(Data block):
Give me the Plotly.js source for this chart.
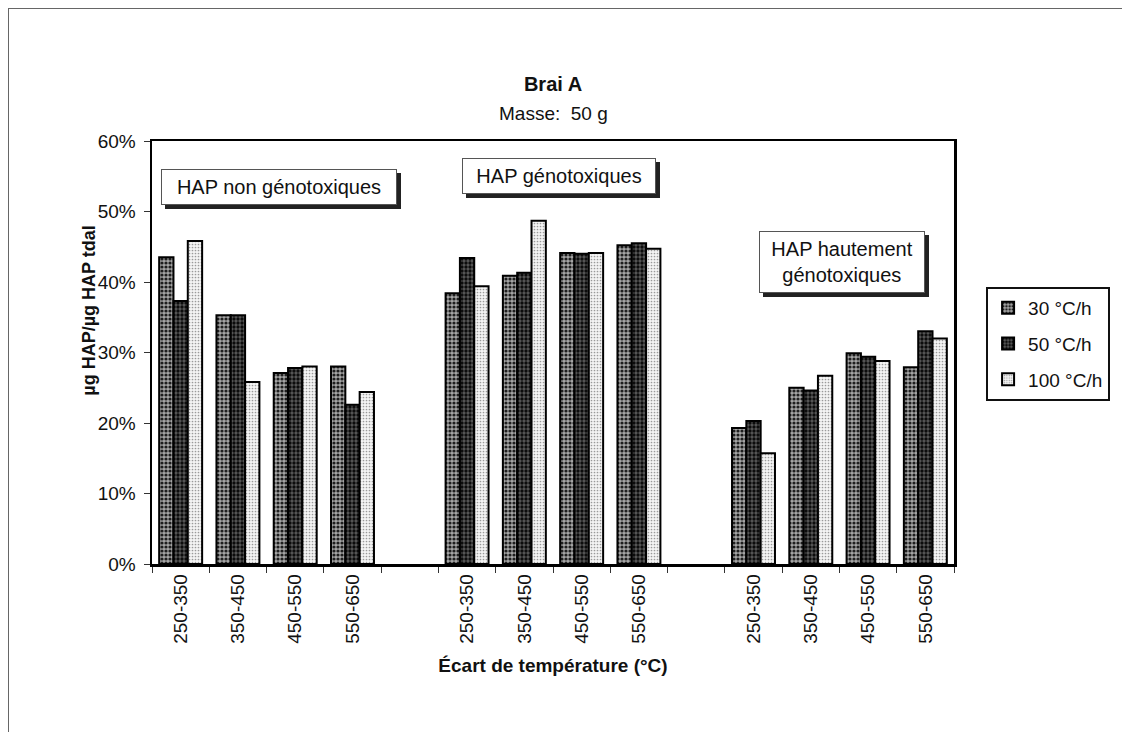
<!DOCTYPE html>
<html>
<head>
<meta charset="utf-8">
<script src="https://cdn.plot.ly/plotly-3.0.1.min.js"></script>
<style>
html,body{margin:0;padding:0;background:#fff;overflow:hidden;}
#frame{position:absolute;left:8px;top:8px;width:1300px;height:900px;border:1px solid #666;box-sizing:border-box;pointer-events:none;z-index:5;}
#chart{position:absolute;left:0;top:0;width:1122px;height:732px;}
</style>
</head>
<body>
<div id="chart"></div>
<div id="frame"></div>
<script>
// ---- data ----
const groupLabels = ['HAP non génotoxiques', 'HAP génotoxiques', 'HAP hautement<br>génotoxiques'];
const ranges = ['250-350', '350-450', '450-550', '550-650'];
const seriesNames = ['30 °C/h', '50 °C/h', '100 °C/h'];
const v30  = [43.5, 35.3, 27.1, 28.0,  38.4, 40.9, 44.1, 45.2,  19.3, 25.0, 29.9, 27.9];
const v50  = [37.3, 35.3, 27.8, 22.6,  43.4, 41.3, 44.0, 45.5,  20.3, 24.6, 29.4, 33.0];
const v100 = [45.8, 25.8, 28.0, 24.4,  39.4, 48.7, 44.1, 44.7,  15.7, 26.7, 28.8, 32.0];
const yTickVals = [0, 10, 20, 30, 40, 50, 60];
const yTickText = ['0%', '10%', '20%', '30%', '40%', '50%', '60%'];

// category slots: each group of 4 ranges followed by an empty slot
const xs = [], xt = [];
groupLabels.forEach((g, gi) => ranges.forEach((r, ri) => { xs.push(gi * 5 + ri); xt.push(r); }));

const styles = [
  {bg: '#a6a6a6', fg: '#1e1e1e', shape: '.', size: 4, sol: 0.5},
  {bg: '#5a5a5a', fg: '#0c0c0c', shape: '.', size: 4, sol: 0.55},
  {bg: '#f4f4f4', fg: '#9a9a9a', shape: '.', size: 3, sol: 0.25}
];
const vals = [v30, v50, v100];

const traces = seriesNames.map((name, i) => ({
  type: 'bar',
  name: name,
  x: xs,
  y: vals[i],
  legendgroup: 'g' + i,
  marker: {
    color: styles[i].bg,
    line: {color: '#000', width: 2},
    pattern: {shape: styles[i].shape, fillmode: 'replace', bgcolor: styles[i].bg,
              fgcolor: styles[i].fg, size: styles[i].size, solidity: styles[i].sol}
  },
  hoverinfo: 'none'
}));

const annFont = {family: 'Liberation Sans, Arial, sans-serif', size: 20, color: '#111'};
function boxAnn(text, x, y, w, h) {
  const base = {x: x, y: y, xref: 'x', yref: 'y', showarrow: false, font: annFont,
    borderpad: 6, borderwidth: 1, align: 'center', valign: 'middle', width: w, height: h};
  return [
    Object.assign({}, base, {text: ' ', xshift: 4, yshift: -4, bgcolor: '#222', bordercolor: '#222'}),
    Object.assign({}, base, {text: text, bgcolor: '#fff', bordercolor: '#555'})
  ];
}

const annotations = [].concat(
  boxAnn(groupLabels[0], 1.71, 53.5, 222, 22),
  boxAnn(groupLabels[1], 6.60, 55.0, 180, 22),
  boxAnn(groupLabels[2], 11.54, 42.8, 152, 48),
  [{text: 'Masse:\u00a0\u00a050 g', xref: 'paper', yref: 'paper', x: 0.5, y: 1.064,
    yanchor: 'middle', showarrow: false,
    font: {family: 'Liberation Sans, Arial, sans-serif', size: 19, color: '#111'}},
   {text: '<b>µg HAP/µg HAP tdal</b>', xref: 'paper', yref: 'paper', textangle: -90,
    x: -0.078, y: 0.60, xanchor: 'center', yanchor: 'middle', showarrow: false,
    font: {family: 'Liberation Sans, Arial, sans-serif', size: 18, color: '#111'}}]
);

const layout = {
  width: 1122, height: 732,
  margin: {l: 152, r: 153, t: 141, b: 168},
  paper_bgcolor: '#fff', plot_bgcolor: '#fff',
  font: {family: 'Liberation Sans, Arial, sans-serif', size: 19, color: '#111'},
  title: {text: '<b>Brai A</b>', x: 0.5, xref: 'paper', y: 1 - 84 / 732, yref: 'container',
          yanchor: 'middle', font: {size: 20, color: '#111'}},
  barmode: 'group', bargap: 0.25, bargroupgap: 0,
  showlegend: true,
  legend: {x: 1.04, y: 0.655, xanchor: 'left', yanchor: 'top',
           bordercolor: '#111', borderwidth: 2, bgcolor: '#fff',
           font: {size: 19, color: '#111'}, traceorder: 'grouped', tracegroupgap: 8,
           itemwidth: 30},
  xaxis: {
    range: [-0.5, 13.5], tickvals: xs, ticktext: xt, tickangle: -90,
    ticks: '', showgrid: false, zeroline: false,
    showline: true, mirror: true, linecolor: '#000', linewidth: 2.5,
    tickfont: {size: 19},
    minor: {tick0: -0.5, dtick: 1, ticks: 'outside', ticklen: 6, tickcolor: '#333', tickwidth: 1, showgrid: false},
    title: {text: '<b>Écart de température (°C)</b>', font: {size: 19}, standoff: 16},
    automargin: false, fixedrange: true
  },
  yaxis: {
    range: [0, 60], tickvals: yTickVals, ticktext: yTickText,
    ticks: 'outside', ticklen: 6, tickcolor: '#333', showgrid: false, zeroline: false,
    showline: true, mirror: true, linecolor: '#000', linewidth: 2.5,
    tickfont: {size: 19}, ticklabelstandoff: 4,
    automargin: false, fixedrange: true
  },
  annotations: annotations
};

Plotly.newPlot('chart', traces, layout, {displayModeBar: false, staticPlot: true});
</script>
</body>
</html>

(Problem): Copy the material above in full and exactly, skipping pictures.

(Exercise result):
Give me the Plotly.js source for this chart.
<!DOCTYPE html>
<html>
<head>
<meta charset="utf-8">
<script src="https://cdn.plot.ly/plotly-3.0.1.min.js"></script>
<style>
html,body{margin:0;padding:0;background:#fff;overflow:hidden;}
#frame{position:absolute;left:8px;top:8px;width:1300px;height:900px;border:1px solid #666;box-sizing:border-box;pointer-events:none;z-index:5;}
#chart{position:absolute;left:0;top:0;width:1122px;height:732px;}
</style>
</head>
<body>
<div id="chart"></div>
<div id="frame"></div>
<script>
// ---- data ----
const groupLabels = ['HAP non génotoxiques', 'HAP génotoxiques', 'HAP hautement<br>génotoxiques'];
const ranges = ['250-350', '350-450', '450-550', '550-650'];
const seriesNames = ['30 °C/h', '50 °C/h', '100 °C/h'];
const v30  = [43.5, 35.3, 27.1, 28.0,  38.4, 40.9, 44.1, 45.2,  19.3, 25.0, 29.9, 27.9];
const v50  = [37.3, 35.3, 27.8, 22.6,  43.4, 41.3, 44.0, 45.5,  20.3, 24.6, 29.4, 33.0];
const v100 = [45.8, 25.8, 28.0, 24.4,  39.4, 48.7, 44.1, 44.7,  15.7, 26.7, 28.8, 32.0];
const yTickVals = [0, 10, 20, 30, 40, 50, 60];
const yTickText = ['0%', '10%', '20%', '30%', '40%', '50%', '60%'];

// category slots: each group of 4 ranges followed by an empty slot
const xs = [], xt = [];
groupLabels.forEach((g, gi) => ranges.forEach((r, ri) => { xs.push(gi * 5 + ri); xt.push(r); }));

const styles = [
  {bg: '#a6a6a6', fg: '#1e1e1e', shape: '.', size: 4, sol: 0.5},
  {bg: '#5a5a5a', fg: '#0c0c0c', shape: '.', size: 4, sol: 0.55},
  {bg: '#f4f4f4', fg: '#9a9a9a', shape: '.', size: 3, sol: 0.25}
];
const vals = [v30, v50, v100];

const traces = seriesNames.map((name, i) => ({
  type: 'bar',
  name: name,
  x: xs,
  y: vals[i],
  legendgroup: 'g' + i,
  marker: {
    color: styles[i].bg,
    line: {color: '#000', width: 2},
    pattern: {shape: styles[i].shape, fillmode: 'replace', bgcolor: styles[i].bg,
              fgcolor: styles[i].fg, size: styles[i].size, solidity: styles[i].sol}
  },
  hoverinfo: 'none'
}));

const annFont = {family: 'Liberation Sans, Arial, sans-serif', size: 20, color: '#111'};
function boxAnn(text, x, y, w, h) {
  const base = {x: x, y: y, xref: 'x', yref: 'y', showarrow: false, font: annFont,
    borderpad: 6, borderwidth: 1, align: 'center', valign: 'middle', width: w, height: h};
  return [
    Object.assign({}, base, {text: ' ', xshift: 4, yshift: -4, bgcolor: '#222', bordercolor: '#222'}),
    Object.assign({}, base, {text: text, bgcolor: '#fff', bordercolor: '#555'})
  ];
}

const annotations = [].concat(
  boxAnn(groupLabels[0], 1.71, 53.5, 222, 22),
  boxAnn(groupLabels[1], 6.60, 55.0, 180, 22),
  boxAnn(groupLabels[2], 11.54, 42.8, 152, 48),
  [{text: 'Masse:\u00a0\u00a050 g', xref: 'paper', yref: 'paper', x: 0.5, y: 1.064,
    yanchor: 'middle', showarrow: false,
    font: {family: 'Liberation Sans, Arial, sans-serif', size: 19, color: '#111'}},
   {text: '<b>µg HAP/µg HAP tdal</b>', xref: 'paper', yref: 'paper', textangle: -90,
    x: -0.078, y: 0.60, xanchor: 'center', yanchor: 'middle', showarrow: false,
    font: {family: 'Liberation Sans, Arial, sans-serif', size: 18, color: '#111'}}]
);

const layout = {
  width: 1122, height: 732,
  margin: {l: 152, r: 153, t: 141, b: 168},
  paper_bgcolor: '#fff', plot_bgcolor: '#fff',
  font: {family: 'Liberation Sans, Arial, sans-serif', size: 19, color: '#111'},
  title: {text: '<b>Brai A</b>', x: 0.5, xref: 'paper', y: 1 - 84 / 732, yref: 'container',
          yanchor: 'middle', font: {size: 20, color: '#111'}},
  barmode: 'group', bargap: 0.25, bargroupgap: 0,
  showlegend: true,
  legend: {x: 1.04, y: 0.655, xanchor: 'left', yanchor: 'top',
           bordercolor: '#111', borderwidth: 2, bgcolor: '#fff',
           font: {size: 19, color: '#111'}, traceorder: 'grouped', tracegroupgap: 8,
           itemwidth: 30},
  xaxis: {
    range: [-0.5, 13.5], tickvals: xs, ticktext: xt, tickangle: -90,
    ticks: '', showgrid: false, zeroline: false,
    showline: true, mirror: true, linecolor: '#000', linewidth: 2.5,
    tickfont: {size: 19},
    minor: {tick0: -0.5, dtick: 1, ticks: 'outside', ticklen: 6, tickcolor: '#333', tickwidth: 1, showgrid: false},
    title: {text: '<b>Écart de température (°C)</b>', font: {size: 19}, standoff: 16},
    automargin: false, fixedrange: true
  },
  yaxis: {
    range: [0, 60], tickvals: yTickVals, ticktext: yTickText,
    ticks: 'outside', ticklen: 6, tickcolor: '#333', showgrid: false, zeroline: false,
    showline: true, mirror: true, linecolor: '#000', linewidth: 2.5,
    tickfont: {size: 19}, ticklabelstandoff: 4,
    automargin: false, fixedrange: true
  },
  annotations: annotations
};

Plotly.newPlot('chart', traces, layout, {displayModeBar: false, staticPlot: true});
</script>
</body>
</html>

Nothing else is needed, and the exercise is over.